═══ DATASET EXCERPT
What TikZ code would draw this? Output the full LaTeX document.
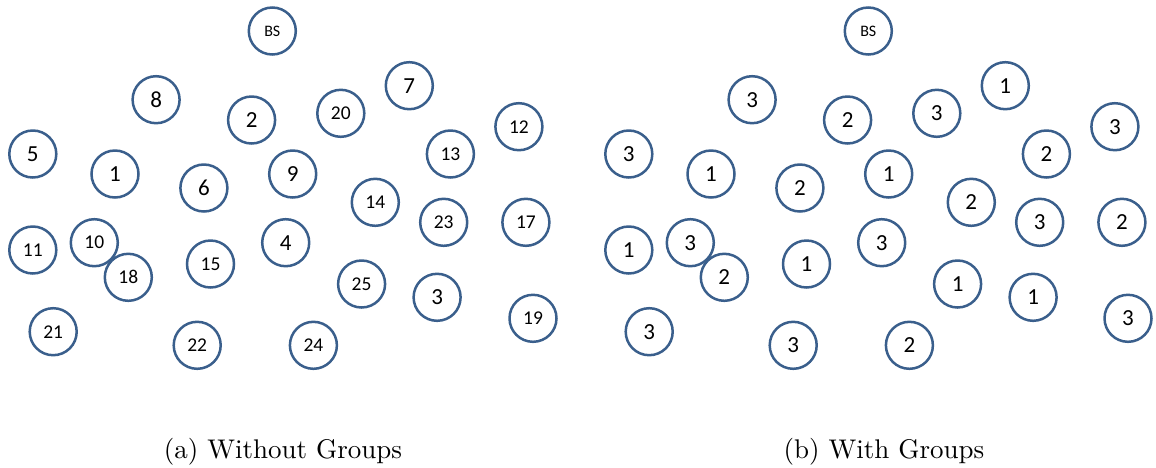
\documentclass[tikz,border=0pt]{standalone}
\usepackage{fontspec}
\newfontfamily\nodefont{Carlito}
\newfontfamily\capfont{lmroman10-regular.otf}
\definecolor{sensorblue}{RGB}{58,95,140}
\tikzset{
  sensor/.style={circle, draw=sensorblue, line width=2.5pt, fill=white,
    minimum size=47pt, inner sep=0pt,
    font=\nodefont\fontsize{23}{23}\selectfont},
  small/.style={font=\nodefont\fontsize{19.5}{19.5}\selectfont},
  tiny/.style={font=\nodefont\fontsize{16}{16}\selectfont},
  caption/.style={anchor=base, font=\capfont\fontsize{27}{30}\selectfont}
}
\begin{document}
\begin{tikzpicture}[x=1pt,y=-1pt]
\useasboundingbox (0,0) rectangle (1156,467);

% (a) network with node identifiers
\node[sensor,tiny]  (aBS) at (272.3,31)    {BS};
\node[sensor]       (a8)  at (156.1,99.7)  {8};
\node[sensor]       (a2)  at (251.6,120)   {2};
\node[sensor,small] (a20) at (340.8,113.3) {20};
\node[sensor]       (a7)  at (409.3,85.7)  {7};
\node[sensor,small] (a12) at (518.9,126.7) {12};
\node[sensor]       (a5)  at (32.8,154)    {5};
\node[sensor,small] (a13) at (450.4,154)   {13};
\node[sensor]       (a1)  at (115,174)     {1};
\node[sensor]       (a9)  at (292.7,174)   {9};
\node[sensor]       (a6)  at (203.9,188)   {6};
\node[sensor,small] (a14) at (375.3,202.3) {14};
\node[sensor,small] (a11) at (32.8,250)    {11};
\node[sensor,small] (a10) at (94.3,242.7)  {10};
\node[sensor,small] (a18) at (128.3,277.3) {18};
\node[sensor,small] (a15) at (210.5,264)   {15};
\node[sensor]       (a4)  at (285.7,242.7) {4};
\node[sensor,small] (a23) at (443.7,222.3) {23};
\node[sensor,small] (a17) at (525.9,222.3) {17};
\node[sensor,small] (a25) at (361.6,284)   {25};
\node[sensor]       (a3)  at (437.1,297.3) {3};
\node[sensor,small] (a19) at (533,318.3)   {19};
\node[sensor,small] (a21) at (53.2,331.7)  {21};
\node[sensor,small] (a22) at (197.2,345.3) {22};
\node[sensor,small] (a24) at (313.4,345.3) {24};

% (b) the same network labelled by group
\begin{scope}[xshift=596pt]
\node[sensor,tiny] (bBS) at (272.3,31)    {BS};
\node[sensor]      (b8)  at (156.1,99.7)  {3};
\node[sensor]      (b2)  at (251.6,120)   {2};
\node[sensor]      (b20) at (340.8,113.3) {3};
\node[sensor]      (b7)  at (409.3,85.7)  {1};
\node[sensor]      (b12) at (518.9,126.7) {3};
\node[sensor]      (b5)  at (32.8,154)    {3};
\node[sensor]      (b13) at (450.4,154)   {2};
\node[sensor]      (b1)  at (115,174)     {1};
\node[sensor]      (b9)  at (292.7,174)   {1};
\node[sensor]      (b6)  at (203.9,188)   {2};
\node[sensor]      (b14) at (375.3,202.3) {2};
\node[sensor]      (b11) at (32.8,250)    {1};
\node[sensor]      (b10) at (94.3,242.7)  {3};
\node[sensor]      (b18) at (128.3,277.3) {2};
\node[sensor]      (b15) at (210.5,264)   {1};
\node[sensor]      (b4)  at (285.7,242.7) {3};
\node[sensor]      (b23) at (443.7,222.3) {3};
\node[sensor]      (b17) at (525.9,222.3) {2};
\node[sensor]      (b25) at (361.6,284)   {1};
\node[sensor]      (b3)  at (437.1,297.3) {1};
\node[sensor]      (b19) at (532,318.3)   {3};
\node[sensor]      (b21) at (53.2,331.7)  {3};
\node[sensor]      (b22) at (197.2,345.3) {3};
\node[sensor]      (b24) at (313.4,345.3) {2};
\end{scope}

% sub-figure captions
\node[caption] (capa) at (283,458) {(a) Without Groups};
\node[caption] (capb) at (884,458) {(b) With Groups};
\end{tikzpicture}
\end{document}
══════
Copy out the data above exactly, except the pictures.

What TikZ code would draw this? Output the full LaTeX document.
\documentclass[tikz,border=0pt]{standalone}
\usepackage{fontspec}
\newfontfamily\nodefont{Carlito}
\newfontfamily\capfont{lmroman10-regular.otf}
\definecolor{sensorblue}{RGB}{58,95,140}
\tikzset{
  sensor/.style={circle, draw=sensorblue, line width=2.5pt, fill=white,
    minimum size=47pt, inner sep=0pt,
    font=\nodefont\fontsize{23}{23}\selectfont},
  small/.style={font=\nodefont\fontsize{19.5}{19.5}\selectfont},
  tiny/.style={font=\nodefont\fontsize{16}{16}\selectfont},
  caption/.style={anchor=base, font=\capfont\fontsize{27}{30}\selectfont}
}
\begin{document}
\begin{tikzpicture}[x=1pt,y=-1pt]
\useasboundingbox (0,0) rectangle (1156,467);

% (a) network with node identifiers
\node[sensor,tiny]  (aBS) at (272.3,31)    {BS};
\node[sensor]       (a8)  at (156.1,99.7)  {8};
\node[sensor]       (a2)  at (251.6,120)   {2};
\node[sensor,small] (a20) at (340.8,113.3) {20};
\node[sensor]       (a7)  at (409.3,85.7)  {7};
\node[sensor,small] (a12) at (518.9,126.7) {12};
\node[sensor]       (a5)  at (32.8,154)    {5};
\node[sensor,small] (a13) at (450.4,154)   {13};
\node[sensor]       (a1)  at (115,174)     {1};
\node[sensor]       (a9)  at (292.7,174)   {9};
\node[sensor]       (a6)  at (203.9,188)   {6};
\node[sensor,small] (a14) at (375.3,202.3) {14};
\node[sensor,small] (a11) at (32.8,250)    {11};
\node[sensor,small] (a10) at (94.3,242.7)  {10};
\node[sensor,small] (a18) at (128.3,277.3) {18};
\node[sensor,small] (a15) at (210.5,264)   {15};
\node[sensor]       (a4)  at (285.7,242.7) {4};
\node[sensor,small] (a23) at (443.7,222.3) {23};
\node[sensor,small] (a17) at (525.9,222.3) {17};
\node[sensor,small] (a25) at (361.6,284)   {25};
\node[sensor]       (a3)  at (437.1,297.3) {3};
\node[sensor,small] (a19) at (533,318.3)   {19};
\node[sensor,small] (a21) at (53.2,331.7)  {21};
\node[sensor,small] (a22) at (197.2,345.3) {22};
\node[sensor,small] (a24) at (313.4,345.3) {24};

% (b) the same network labelled by group
\begin{scope}[xshift=596pt]
\node[sensor,tiny] (bBS) at (272.3,31)    {BS};
\node[sensor]      (b8)  at (156.1,99.7)  {3};
\node[sensor]      (b2)  at (251.6,120)   {2};
\node[sensor]      (b20) at (340.8,113.3) {3};
\node[sensor]      (b7)  at (409.3,85.7)  {1};
\node[sensor]      (b12) at (518.9,126.7) {3};
\node[sensor]      (b5)  at (32.8,154)    {3};
\node[sensor]      (b13) at (450.4,154)   {2};
\node[sensor]      (b1)  at (115,174)     {1};
\node[sensor]      (b9)  at (292.7,174)   {1};
\node[sensor]      (b6)  at (203.9,188)   {2};
\node[sensor]      (b14) at (375.3,202.3) {2};
\node[sensor]      (b11) at (32.8,250)    {1};
\node[sensor]      (b10) at (94.3,242.7)  {3};
\node[sensor]      (b18) at (128.3,277.3) {2};
\node[sensor]      (b15) at (210.5,264)   {1};
\node[sensor]      (b4)  at (285.7,242.7) {3};
\node[sensor]      (b23) at (443.7,222.3) {3};
\node[sensor]      (b17) at (525.9,222.3) {2};
\node[sensor]      (b25) at (361.6,284)   {1};
\node[sensor]      (b3)  at (437.1,297.3) {1};
\node[sensor]      (b19) at (532,318.3)   {3};
\node[sensor]      (b21) at (53.2,331.7)  {3};
\node[sensor]      (b22) at (197.2,345.3) {3};
\node[sensor]      (b24) at (313.4,345.3) {2};
\end{scope}

% sub-figure captions
\node[caption] (capa) at (283,458) {(a) Without Groups};
\node[caption] (capb) at (884,458) {(b) With Groups};
\end{tikzpicture}
\end{document}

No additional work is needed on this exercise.